Why not do what I have done over the years, any useful tips from posts
are pasted to my own library

There is a wealth of information in the various sources, it is just a
matter of reading and working through the tons of examples. eg AB
library, AB yahoo groups file libraries, AB yahoo groups posts (search
for different topics/keywords), User Knowledge base, AB Knowledge
base, AB members area, and not to forget the AB help files (that
contain a great search facility), and probably a few more I cannot
recall from top of the head

-- 
Cheers
Graham Kav
AFL Writing Service
http://www.aflwriting.com

On 08/02/2008, brian_z111 <[EMAIL PROTECTED]> wrote:
> Some people do better with a book because of the formal structured
> approach. I agree with you on the wealth of resources though. We
> shouldn't overlook the forum either. Look at the answer at VarSelect
> (var1, var2,n) etc - the forum virtually wrote a chapter on demand -
> you can't beat that.
>
> Graham's and Tomasz's forum answers, over the years, are a book in
> themselves as well (thanks to all who continually answer code
> questions in the forum - a book would be nice to have but we would be
> lost without you all).
>
> brian_z
>
>
>  --- In [email protected], Grant Noble <[EMAIL PROTECTED]> wrote:
> >
> > Did you bother to read the manual or look at the AFL library? Those
> are huge resources in
> > themselves.
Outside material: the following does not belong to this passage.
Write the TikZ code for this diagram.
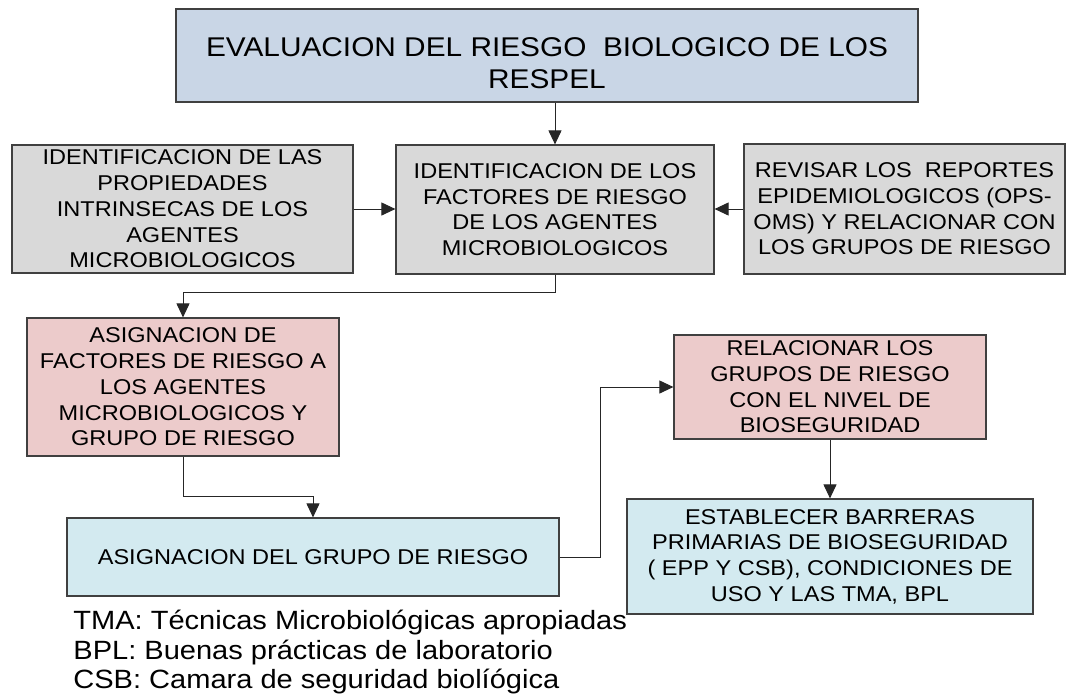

More than enough there to begin anyone with coding.
> When I was starting I was grateful
> > that I didn't need to spend money on books. Neither do you..
> >
> > normanjade wrote:
> > > I dont get it. Where are we supposed to learn the language? There
> > > doesn't seem to be any good resources out there. Anybody know
> where to
> > > go? I can only find very basic info.